La creencia elude estas raíces del saber y, en definitiva, es indiferente y ajena a la verdad. No hay manera de introducir una creencia en el canon del conocimiento verdadero, no la hay en la filosofía ni en la ciencia.

Pero las creencias poseen una fuerza indudable porque la razón humana no se agota en el pensamiento analítico y crítico y hay la corriente filosófica del llamado racionalismo sosteniendo que la fuente del conocimiento y del acceso a la verdad es la razón entendida como cualidad propia y singularmente humana que es capaz de producir por sí misma el conocimiento que se expresa en ideas que se tienen por verdaderas y universales. Surgió así el culto de la razón endiosada como creadora del orden del mundo, que se tornó extremista cuando el racionalismo se vinculó con el historicismo, pues de ahí emerge que las ideas pueden cambiar al mundo y fue cuando el periodista, filósofo y polemista Karl Marx, epígono del gran pensador Georg W.F. Hegel, postula la célebre expresión «Los filósofos se han limitado a interpretar el mundo de distintos modos; de lo que se trata es de transformarlo» en su conocida publicación Tesis sobre Feuerbach (1845). Un año antes había escrito en una misiva a su amigo Arnold Ruge «La filosofía es el cerebro de la revolución, y el proletariado su corazón». En adelante, los que se han considerado herederos de Marx adoptaron sin más su hiperracionalismo vinculado a la idea materialista de progreso que trastoca la tesis hegeliana de la realización del espíritu en la historia.

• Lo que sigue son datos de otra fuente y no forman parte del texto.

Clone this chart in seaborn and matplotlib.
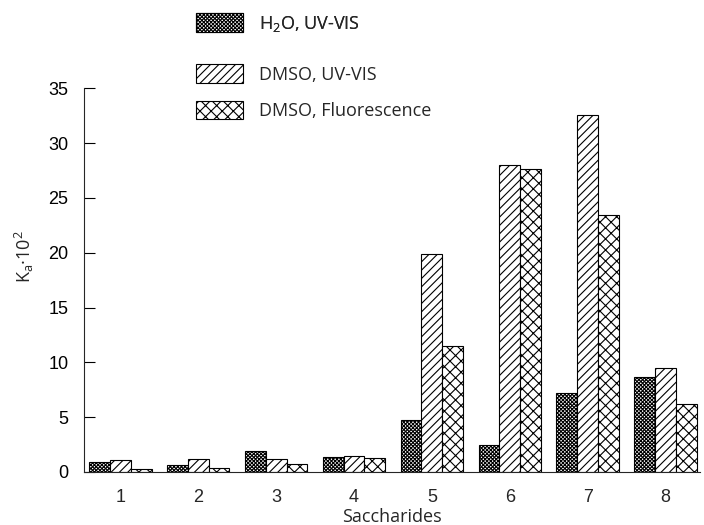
import matplotlib
matplotlib.use('Agg')
import matplotlib.pyplot as plt
import seaborn as sns
import pandas as pd

# dados
saccharides = ['1', '2', '3', '4', '5', '6', '7', '8']
h2o_uv = [0.9, 0.6, 1.9, 1.4, 4.7, 2.5, 7.2, 8.7]
dmso_uv = [1.1, 1.2, 1.2, 1.5, 19.9, 28.0, 32.6, 9.5]
dmso_fl = [0.3, 0.4, 0.7, 1.3, 11.5, 27.6, 23.4, 6.2]
series = ['H$_2$O, UV-VIS', 'DMSO, UV-VIS', 'DMSO, Fluorescence']

df = pd.DataFrame({
    'sac': saccharides * 3,
    'ka': h2o_uv + dmso_uv + dmso_fl,
    'serie': [s for s in series for _ in saccharides],
})

sns.set_style('ticks')
plt.rcParams['font.family'] = ['Open Sans', 'DejaVu Sans']
plt.rcParams['mathtext.fontset'] = 'custom'
plt.rcParams['mathtext.rm'] = 'Open Sans'
plt.rcParams['mathtext.it'] = 'Open Sans'
plt.rcParams['hatch.linewidth'] = 0.8

fig = plt.figure(figsize=(7.04, 5.25), dpi=100)
ax = fig.add_axes([0.119, 0.101, 0.875, 0.731])

sns.barplot(data=df, x='sac', y='ka', hue='serie', hue_order=series,
            palette=['white'] * 3, edgecolor='black', linewidth=0.8,
            width=0.8, ax=ax, legend=False)

# hachuras: escuro denso, diagonal, xadrez
hatches = ['xxxxxxxxx', '////', 'xxx']
for cont, h in zip(ax.containers, hatches):
    for bar in cont:
        bar.set_hatch(h)
        bar.set_edgecolor('black')

ax.set_ylim(0, 35)
ax.set_xlim(-0.47, 7.44)
ax.set_yticks(range(0, 36, 5))
ax.tick_params(axis='y', direction='in', length=8, pad=11, colors='black', width=0.8)
ax.tick_params(axis='x', length=0, pad=12)
for lab in ax.get_yticklabels() + ax.get_xticklabels():
    lab.set_fontfamily('Liberation Sans')
    lab.set_fontsize(13)
sns.despine(ax=ax)
ax.spines['left'].set_linewidth(0.8)
ax.spines['bottom'].set_linewidth(0.8)
ax.set_xlabel('Saccharides', fontsize=13, labelpad=2)
ax.set_ylabel('K$_\\mathrm{a}$·10$^2$', fontsize=13)
ax.yaxis.set_label_coords(-0.077, 0.56)

# legenda
handles = ax.containers
opts = dict(loc='upper left', frameon=False, fontsize=13, borderpad=0,
            borderaxespad=0, handlelength=2.6, handleheight=1.22,
            handletextpad=0.9)
leg1 = fig.legend([handles[0][0]], [series[0]],
                  bbox_to_anchor=(0.2784, 0.975), **opts)
leg2 = fig.legend([handles[1][0], handles[2][0]], series[1:],
                  bbox_to_anchor=(0.2784, 0.878), labelspacing=0.95, **opts)
fig.add_artist(leg1)

fig.savefig('out.png', dpi=100)
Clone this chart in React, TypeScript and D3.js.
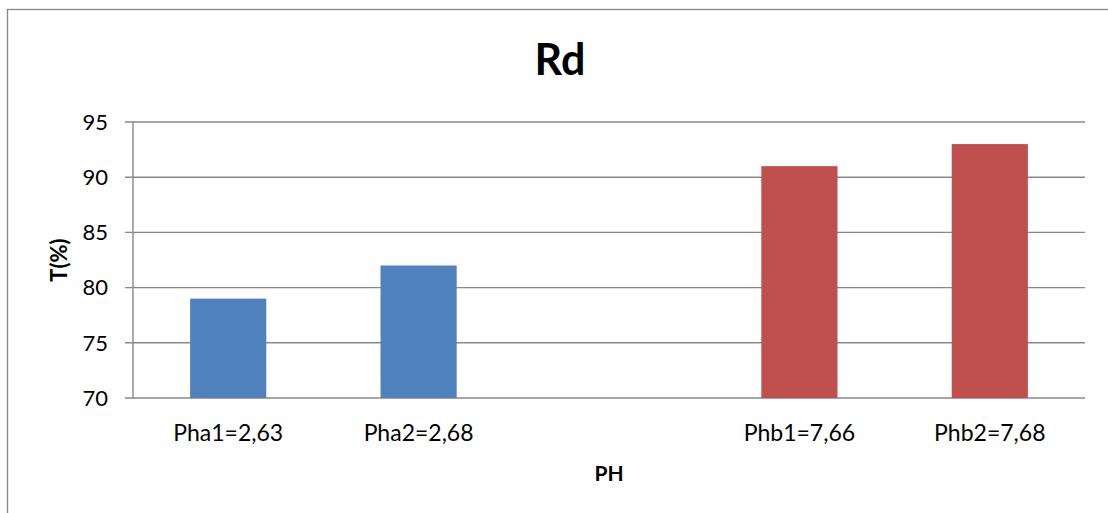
import React from "react";
import * as d3 from "d3";

// Transmittance readings per pH sample
const categories = ["Pha1=2,63", "Pha2=2,68", "", "Phb1=7,66", "Phb2=7,68"];
const acidValues: (number | null)[] = [79, 82, null, null, null];
const basicValues: (number | null)[] = [null, null, null, 91, 93];
const yTicks = [70, 75, 80, 85, 90, 95];

const chartTitle = "Rd";
const xTitle = "PH";
const yTitle = "T(%)";

const W = 1108;
const H = 513;
const plot = { left: 133, right: 1085, top: 122, bottom: 398 };
const FONT = "Lato, 'Open Sans', sans-serif";
const GRID = "#898989";

export default function App() {
  const x = d3
    .scaleBand<string>()
    .domain(categories)
    .range([plot.left, plot.right])
    .paddingInner(0.6)
    .paddingOuter(0.3);
  const y = d3.scaleLinear().domain([70, 95]).range([plot.bottom, plot.top]);

  const series = [
    { values: acidValues, color: "#4f81bd" },
    { values: basicValues, color: "#c0504d" },
  ];

  return (
    <svg
      width={W}
      height={H}
      style={{ position: "absolute", left: 0, top: 0, background: "#fff" }}
      fontFamily={FONT}
    >
      <rect x={7.5} y={9.5} width={W + 20} height={H + 20} fill="#fff" stroke="#868686" strokeWidth={1.3} />

      {/* gridlines and y ticks */}
      {yTicks.map((t) => (
        <g key={t}>
          <line x1={plot.left - 8} x2={plot.right} y1={y(t)} y2={y(t)} stroke={GRID} strokeWidth={1.4} />
          <text x={108} y={y(t)} dy="0.35em" textAnchor="end" fontSize={22} fill="#000">
            {t}
          </text>
        </g>
      ))}
      <line x1={plot.left} x2={plot.left} y1={plot.top} y2={plot.bottom} stroke={GRID} strokeWidth={1.4} />

      {/* bars */}
      {series.map((s, si) =>
        s.values.map((v, i) =>
          v == null ? null : (
            <rect
              key={`${si}-${i}`}
              x={x(categories[i])!}
              y={y(v)}
              width={x.bandwidth()}
              height={y(70) - y(v)}
              fill={s.color}
            />
          )
        )
      )}

      {/* category labels */}
      {categories.map((c) => (
        <text
          key={c || "gap"}
          x={x(c)! + x.bandwidth() / 2}
          y={441}
          textAnchor="middle"
          fontSize={23}
          fill="#000"
        >
          {c}
        </text>
      ))}

      <text x={(plot.left + plot.right) / 2} y={481} textAnchor="middle" fontSize={21} fontWeight="bold">
        {xTitle}
      </text>
      <text
        transform={`translate(67,${(plot.top + plot.bottom) / 2}) rotate(-90)`}
        textAnchor="middle"
        fontSize={22}
        fontWeight="bold"
      >
        {yTitle}
      </text>
      <text x={560} y={75} textAnchor="middle" fontSize={43} fontWeight="bold">
        {chartTitle}
      </text>
    </svg>
  );
}
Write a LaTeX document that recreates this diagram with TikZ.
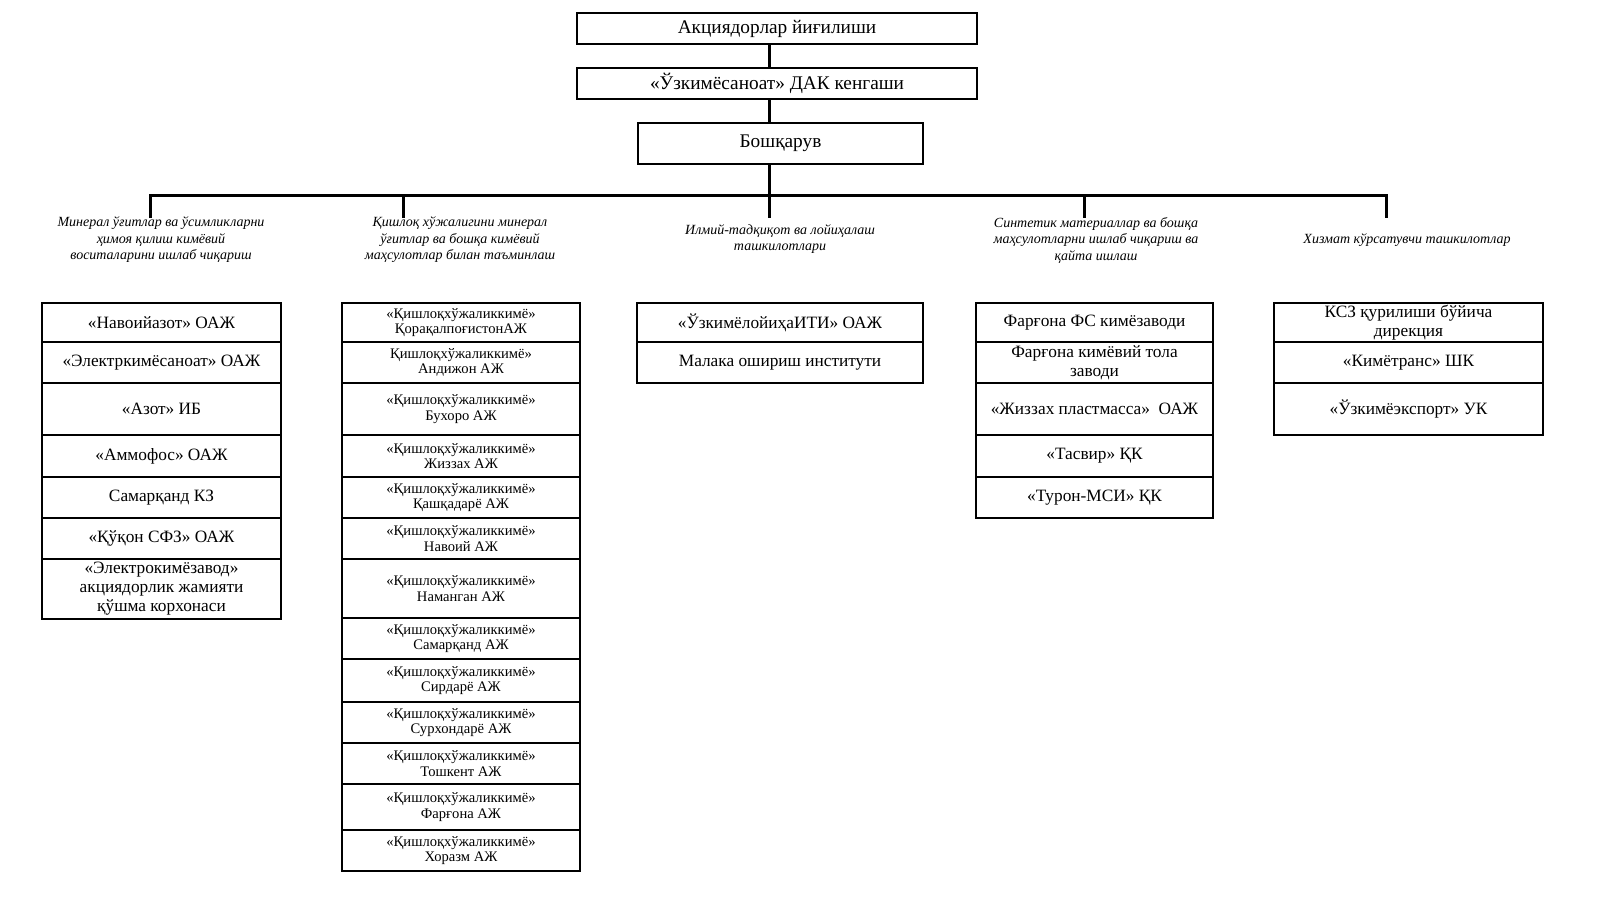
\documentclass[tikz,border=0pt]{standalone}
\usepackage{fontspec}
\setmainfont{Liberation Serif}
\newcommand\mybox[7]{% style, name, x1, y1, x2, y2, text
  \node[cell,#1, minimum width={(#5-#3)*1pt}, minimum height={(#6-#4)*1pt}] (#2) at ({(#3+#5)/2},{(#4+#6)/2}) {#7};}
\tikzset{
  cell/.style={draw, line width=1.5pt, inner sep=0pt, outer sep=0pt, align=center, font=\fontsize{17.3}{19}\selectfont},
  small/.style={font=\fontsize{14.6}{15.8}\selectfont},
  topcell/.style={font=\fontsize{19.3}{21}\selectfont},
  cat/.style={align=center, inner sep=0pt, font=\itshape\fontsize{14}{16.5}\selectfont},
  conn/.style={line width=3pt},
}
\begin{document}
\begin{tikzpicture}[x=1pt,y=-1pt]
\useasboundingbox (0,0) rectangle (1605,914);
% top chain
\mybox{topcell}{top}{577}{13}{977}{44}{Акциядорлар йиғилиши}
\mybox{topcell}{council}{577}{68}{977}{99}{«Ўзкимёсаноат» ДАК кенгаши}
\mybox{topcell}{board}{638}{123}{923}{164}{Бошқарув}
% bar coordinates
\coordinate (b1) at (150,195); \coordinate (e1) at (150,218);
\coordinate (b2) at (403,195); \coordinate (e2) at (403,218);
\coordinate (b3) at (769,195); \coordinate (e3) at (769,218);
\coordinate (b4) at (1084,195); \coordinate (e4) at (1084,218);
\coordinate (b5) at (1386,195); \coordinate (e5) at (1386,218);
\draw[conn] (b3 |- top.south) -- (b3 |- council.north);
\draw[conn] (b3 |- council.south) -- (b3 |- board.north);
\draw[conn] (b3 |- board.south) -- (b3);
\draw[conn] (e1) -- (b1) -- (b5) -- (e5);
\draw[conn] (b2) -- (e2);
\draw[conn] (b3) -- (e3);
\draw[conn] (b4) -- (e4);
% category labels
\node[cat] (c1) at (161,240) {Минерал ўғитлар ва ўсимликларни\\ҳимоя қилиш кимёвий\\воситаларини ишлаб чиқариш};
\node[cat] (c2) at (460,240) {Қишлоқ хўжалигини минерал\\ўғитлар ва бошқа кимёвий\\маҳсулотлар билан таъминлаш};
\node[cat] (c3) at (780,239) {Илмий-тадқиқот ва лойиҳалаш\\ташкилотлари};
\node[cat] (c4) at (1096,240) {Синтетик материаллар ва бошқа\\маҳсулотларни ишлаб чиқариш ва\\қайта ишлаш};
\node[cat] (c5) at (1407,240) {Хизмат кўрсатувчи ташкилотлар};
% column 1
\mybox{}{a1}{42}{303}{281}{342}{«Навоийазот» ОАЖ}
\mybox{}{a2}{42}{342}{281}{383}{«Электркимёсаноат» ОАЖ}
\mybox{}{a3}{42}{383}{281}{435}{«Азот» ИБ}
\mybox{}{a4}{42}{435}{281}{477}{«Аммофос» ОАЖ}
\mybox{}{a5}{42}{477}{281}{518}{Самарқанд КЗ}
\mybox{}{a6}{42}{518}{281}{559}{«Қўқон СФЗ» ОАЖ}
\mybox{}{a7}{42}{559}{281}{619}{«Электрокимёзавод»\\акциядорлик жамияти\\қўшма корхонаси}
% column 2
\mybox{small}{k1}{342}{303}{580}{342}{«Қишлоқхўжаликкимё»\\ҚорақалпоғистонАЖ}
\mybox{small}{k2}{342}{342}{580}{383}{Қишлоқхўжаликкимё»\\Андижон АЖ}
\mybox{small}{k3}{342}{383}{580}{435}{«Қишлоқхўжаликкимё»\\Бухоро АЖ}
\mybox{small}{k4}{342}{435}{580}{477}{«Қишлоқхўжаликкимё»\\Жиззах АЖ}
\mybox{small}{k5}{342}{477}{580}{518}{«Қишлоқхўжаликкимё»\\Қашқадарё АЖ}
\mybox{small}{k6}{342}{518}{580}{559}{«Қишлоқхўжаликкимё»\\Навоий АЖ}
\mybox{small}{k7}{342}{559}{580}{618}{«Қишлоқхўжаликкимё»\\Наманган АЖ}
\mybox{small}{k8}{342}{618}{580}{659}{«Қишлоқхўжаликкимё»\\Самарқанд АЖ}
\mybox{small}{k9}{342}{659}{580}{702}{«Қишлоқхўжаликкимё»\\Сирдарё АЖ}
\mybox{small}{k10}{342}{702}{580}{743}{«Қишлоқхўжаликкимё»\\Сурхондарё АЖ}
\mybox{small}{k11}{342}{743}{580}{784}{«Қишлоқхўжаликкимё»\\Тошкент АЖ}
\mybox{small}{k12}{342}{784}{580}{830}{«Қишлоқхўжаликкимё»\\Фарғона АЖ}
\mybox{small}{k13}{342}{830}{580}{871}{«Қишлоқхўжаликкимё»\\Хоразм АЖ}
% column 3
\mybox{}{i1}{637}{303}{923}{342}{«ЎзкимёлойиҳаИТИ» ОАЖ}
\mybox{}{i2}{637}{342}{923}{383}{Малака ошириш институти}
% column 4
\mybox{}{s1}{976}{303}{1213}{342}{Фарғона ФС кимёзаводи}
\mybox{}{s2}{976}{342}{1213}{383}{Фарғона кимёвий тола\\заводи}
\mybox{}{s3}{976}{383}{1213}{435}{«Жиззах пластмасса»\ \ ОАЖ}
\mybox{}{s4}{976}{435}{1213}{477}{«Тасвир» ҚК}
\mybox{}{s5}{976}{477}{1213}{518}{«Турон-МСИ» ҚК}
% column 5
\mybox{}{x1}{1274}{303}{1543}{342}{КСЗ қурилиши бўйича\\дирекция}
\mybox{}{x2}{1274}{342}{1543}{383}{«Кимётранс» ШК}
\mybox{}{x3}{1274}{383}{1543}{435}{«Ўзкимёэкспорт» УК}
\end{tikzpicture}
\end{document}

Existe una deuda intelectual no saldada por completo respecto de la vinculación de ese hiperracionalismo historicista con el voluntarismo de estirpe jacobina que se expresó en el vanguardismo de V.I. Lenin y sus seguidores embelesados con la idea del partido revolucionario como agente del cambio social y político actuando en la «lucha de clases» bullente en el magma del progresismo dialéctico. Un mundo de creencias que consiguió gran acogida durante los decenios postreros del siglo XIX y la mayor parte del siglo XX, pero que hoy ha perdido vitalidad, sobre todo debido a la implosión del «socialismo real» y al surgimiento de los regímenes poscomunistas en Rusia, China, Vietnam y otros países.

En nuestros días, el progresismo socialista de antaño está siendo reemplazado por el activismo woke; sus grupos relictuales se rinden ante la energía de nuevos actores políticos que sustituyen el envejecido discurso de las clases sociales en lucha: los «indignados» del vanguardismo brotando de las muchedumbres variopintas evidentemente desclasadas, en las cuales afincan prácticas de guerra por la hegemonía cultural que exponen las «nuevas sensibilidades» nutricias de sus creencias. Y estas son, como siempre han sido, sucedáneos atractivos pero hueros de las ideas, que son los saberes superiores productos de la inteligencia, capaces de contradecir las convicciones, de poner en cuestión la seguridad de lo que se afirma o la seguridad de lo que se niega.